A global carbon credits breakthrough at COP26 in Glasgow blew away any gloom from failing to phase out coal use, say many observers.
Discussion at the UN climate conference had been dominated by soaring atmospheric carbon dioxide levels, largely from fossil fuels but exacerbated by global deforestation, notably in tropical rainforests like the Amazon’s – often called the “Lungs of the Earth”.
But while COP26 failed to strike a coal deal, a carbon credit agreement could channel trillions of private sector dollars into protecting rainforests and farms, building renewable energy facilities and other projects to combat Climate Change and promote the circular economy needed to stabilise the Earth’s environment.
Nearly 200 countries at COP26 agreed to partially meet their climate targets by buying carbon credits/offsets created through the emission cuts of others.
This mechanism – originally put forward at the UN’s 2015 Paris Agreement – was previously held up by ‘double counting’: whether a credit could be claimed by both the country selling it and the nation buying it, but this was dropped, enabling the breakthrough.
Brazil is now set to be a major beneficiary after decades of trying to balance national demand for farmland against international pressure to preserve the Amazon rainforest, which still dominates the country’s landscape, despite manmade shrinkage by nearly a quarter, from 4,100,000km² to 3,279,649km² over the past 50 years.
Writing in ‘Americas Quarterly’, former Brazilian Finance Minister and World Bank CFO, Joaquin Levy said: “Beyond helping Brazil protect the Amazon, a healthy global carbon market would create great opportunities for commercial and investment partners that could join the country in helping accelerate its journey to become a net zero economy before 2050.”
Former Brazilian ambassador and diplomat, Arnildo Schildt, led a COP26 delegation and agreed that the carbon credits deal gave a major boost to an international consortium he has steered for two years, negotiating with Brazil’s farmers and forestry associations, governments, the UN, international banks, academics, and industry partners as well as investors:
“We have been working to harness a ‘dynamic duo’ – highly advanced nano sensors and Digital Twin technology – to monitor density, height and emissions and protect the rainforest in real time whilst allowing building asset owners to trade carbon credits/offsets internationally and reward our farmers for their support.
“Carbon credit buyers then know that newly planted or established trees are not simply felled after the credits are bought.
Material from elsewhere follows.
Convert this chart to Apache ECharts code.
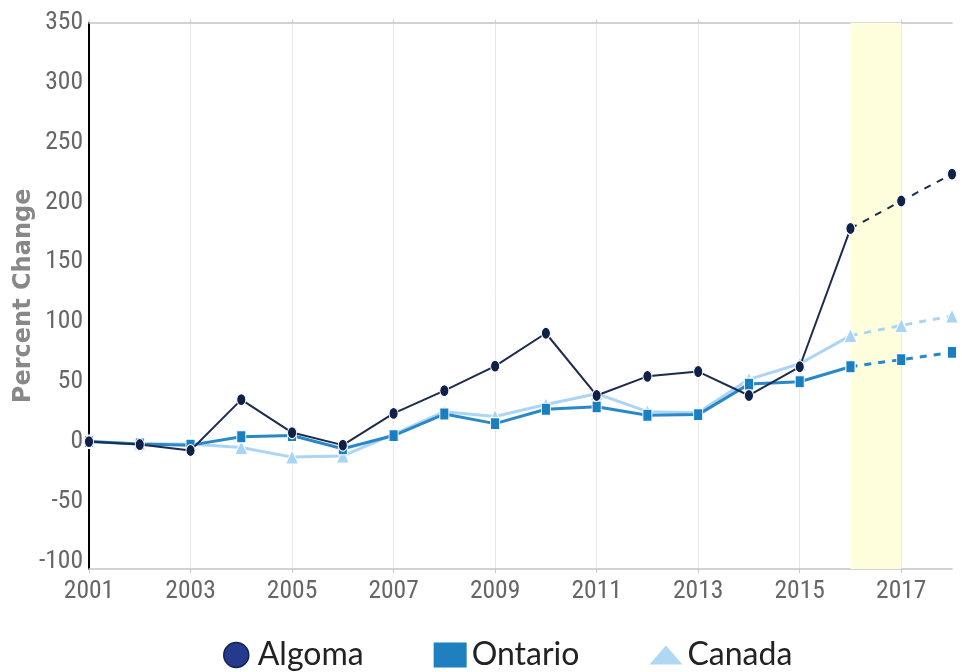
<!DOCTYPE html>
<html>
<head>
<meta charset="utf-8">
<script src="https://cdn.jsdelivr.net/npm/echarts@6/dist/echarts.min.js"></script>
<style>
html,body{margin:0;padding:0;background:#fff;}
#chart{width:962px;height:672px;}
</style>
</head>
<body>
<div id="chart"></div>
<script>
const years = ['2001','2002','2003','2004','2005','2006','2007','2008','2009','2010','2011','2012','2013','2014','2015','2016','2017','2018'];
const algoma  = [0, -2.5, -7.5, 35, 7.5, -3, 23.5, 42.5, 63, 90.5, 38.5, 54.5, 58.5, 38.5, 62.5, 178, 201, 223.5];
const ontario = [0, -2, -3, 4, 5, -6, 5, 23, 15, 27, 29, 22, 22.5, 48, 50, 62.5, 68.5, 74.5];
const canada  = [0, -2, -2, -5, -13, -12, 6, 25, 21, 31, 40, 25, 24, 52, 65, 88.5, 97, 105];
const yTicks = [-100, -50, 0, 50, 100, 150, 200, 250, 300, 350];
const projectionStart = '2016';
const highlightEnd = '2017';

const splitIdx = years.indexOf(projectionStart);
const solidPart = arr => arr.map((v, i) => i <= splitIdx ? v : null);
const dashPart  = arr => arr.map((v, i) => i >= splitIdx ? v : null);

// pick the narrowest available condensed font for tick labels
const cv = document.createElement('canvas').getContext('2d');
function available(f) {
  const s = 'mmmmmmmmmmlli2001WQ';
  for (const base of ['monospace', 'serif']) {
    cv.font = '72px ' + base; const w0 = cv.measureText(s).width;
    cv.font = "72px '" + f + "', " + base; const w1 = cv.measureText(s).width;
    if (Math.abs(w0 - w1) > 0.5) return true;
  }
  return false;
}
const candidates = ['Liberation Sans Narrow', 'Arial Narrow', 'Roboto Condensed', 'Open Sans Condensed', 'Noto Sans Condensed', 'DejaVu Sans Condensed', 'Liberation Sans'];
let tickFont = 'sans-serif';
for (const f of candidates) { if (available(f)) { tickFont = f; break; } }
cv.font = "26px '" + tickFont + "'";
let tickSize = 1.12 * 26 * 45 / cv.measureText('2001').width;
tickSize = Math.max(18, Math.min(28, tickSize));
const tickFamily = "'" + tickFont + "', sans-serif";

const cAlgoma = '#1c2b50', cAlgomaMark = '#0f2148';
const cOntario = '#2a88c6', cOntarioMark = '#1a7fc0';
const cCanada = '#acd5f5', cCanadaMark = '#a9d4f4';

function mk(name, data, color, markColor, symbol, size, width, dashed, z) {
  return {
    name: name, type: 'line', data: data, z: z,
    symbol: symbol, symbolSize: size, showAllSymbol: true,
    lineStyle: { color: color, width: width, type: dashed ? [7, 7] : 'solid' },
    itemStyle: { color: markColor, borderColor: '#fff', borderWidth: 1 },
    emphasis: { disabled: true },
    connectNulls: false
  };
}

const chart = echarts.init(document.getElementById('chart'), null, { renderer: 'canvas' });
chart.setOption({
  animation: false,
  backgroundColor: '#fff',
  grid: { left: 89, right: 10, top: 22.7, bottom: 103, containLabel: false, outerBoundsMode: 'none' },
  legend: {
    left: 223, top: 639, padding: 0, itemGap: 70,
    itemWidth: 33, itemHeight: 25,
    textStyle: { fontFamily: 'Lato, sans-serif', fontSize: 32, color: '#222', lineHeight: 32 },
    data: [
      { name: 'Algoma', icon: 'circle', itemStyle: { color: '#243a8c', borderColor: '#16204a', borderWidth: 1.5 } },
      { name: 'Ontario', icon: 'rect', itemStyle: { color: '#1f7fbf', borderWidth: 0 } },
      { name: 'Canada', icon: 'path://M0,19L16.5,0L33,19Z', itemStyle: { color: '#b0d8f4', borderWidth: 0 } }
    ]
  },
  xAxis: [
    {
      type: 'category', data: years, boundaryGap: false, position: 'bottom',
      axisLine: { show: true, onZero: false, lineStyle: { color: '#c4c4c4', width: 1.5 } },
      axisTick: { show: true, interval: 1, length: 4, lineStyle: { color: '#c8c8c8' } },
      axisLabel: { interval: 1, fontFamily: tickFamily, fontSize: tickSize, color: '#666', margin: 10 },
      splitLine: { show: true, interval: 1, lineStyle: { color: '#e8e8e8', width: 1 } }
    },
    {
      type: 'category', data: years, boundaryGap: false, position: 'top',
      axisLine: { show: true, onZero: false, lineStyle: { color: '#c4c4c4', width: 1.5 } },
      axisTick: { show: true, interval: 1, length: 3, lineStyle: { color: '#d0d0d0' } },
      axisLabel: { show: false },
      splitLine: { show: false }
    }
  ],
  yAxis: {
    type: 'value', min: -106.5, max: 350,
    axisLine: { show: true, onZero: false, lineStyle: { color: '#000', width: 2 } },
    axisTick: { show: false },
    splitLine: { show: false },
    axisLabel: { customValues: yTicks, fontFamily: tickFamily, fontSize: tickSize, color: '#666', margin: 6 },
    name: 'Percent Change', nameLocation: 'middle', nameGap: 53, nameRotate: 90, nameMoveOverlap: false,
    nameTextStyle: { fontFamily: 'DejaVu Sans', fontWeight: 'bold', fontSize: 24, color: '#888' }
  },
  series: [
    {
      name: 'band', type: 'line', data: years.map(() => null), z: 1, silent: true,
      markArea: {
        silent: true,
        itemStyle: { color: '#fefedd', borderWidth: 0 },
        data: [[{ xAxis: projectionStart }, { xAxis: highlightEnd }]]
      }
    },
    mk('Canada', solidPart(canada), cCanada, cCanadaMark, 'triangle', [13, 14], 3, false, 2),
    mk('Canada', dashPart(canada), cCanada, cCanadaMark, 'triangle', [13, 14], 3, true, 2),
    mk('Ontario', solidPart(ontario), cOntario, cOntarioMark, 'rect', [9, 12], 3, false, 3),
    mk('Ontario', dashPart(ontario), cOntario, cOntarioMark, 'rect', [9, 12], 3, true, 3),
    mk('Algoma', solidPart(algoma), cAlgoma, cAlgomaMark, 'circle', [9, 12], 2, false, 4),
    mk('Algoma', dashPart(algoma), cAlgoma, cAlgomaMark, 'circle', [9, 12], 2, true, 4)
  ]
});
</script>
</body>
</html>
A secure market builds trust and certainty – massively important to credible buyers.”
Paul Stannard, Chairman of the not-for-profit World Nano Foundation applauded the initiative: “This would create a circular economy for rainforests and the farms around them, raising carbon credits of significant value to industries needing to offset emissions, while generating income for countries needing to alleviate pressure on rainforests.
“Two-thirds of the money will help sustain forests and eco-farms, with the remainder pledged to sustainable efforts in our major cities and urban spaces. Key projects will include renewable energy to help these countries drive down their own carbon emissions.”
Leading Digital Twin company Cityzenith – a World Economic Forum Global Innovator – has already developed its platform technology to incorporate carbon credits/offsets for the built environment and now aims to create a circular economy for the world’s buildings, farms, and forestry.
“This enhances the impact and savings, already estimated at a $280 billion, for the built environment alone,” said Cityzenith Founder and CEO Michael Jansen.
“We’re proud that Cityzenith is playing an ever-increasing role in tackling Climate Change and, with this initiative, advancing the circular economy cause.”
Lindsey Vest, Smart Cities & Smart Spaces Research Analyst for global technology intelligence firm ABI Research explained that a circular economy strategy would switch from mankind’s established but unsustainable ‘take-make-waste’ economy, adding:
“Circularity concepts such as remanufacturing, reuse, and the sharing economy will be critically enabled by smart cities technologies such as IoT (the Internet of Things – devices and systems that exchange data), AI and Digital Twins.”
ABI Research reported that many governments now plan to increase circularity, notably through the EU’s new Circular Economy Action Plan – part of its Green Deal – while China’s 14th Five-Year Plan (2021-2025) specifically targets Circular Economy Development.
This is in addition to work by organizations such as Cityzenith, Vodafone, the globally recognized Ellen MacArthur Foundation – dedicated to circular economy education and connection for companies and governments – and C40 Cities, whose 97 member cities generate 25% of global GDP and champion the circular economy.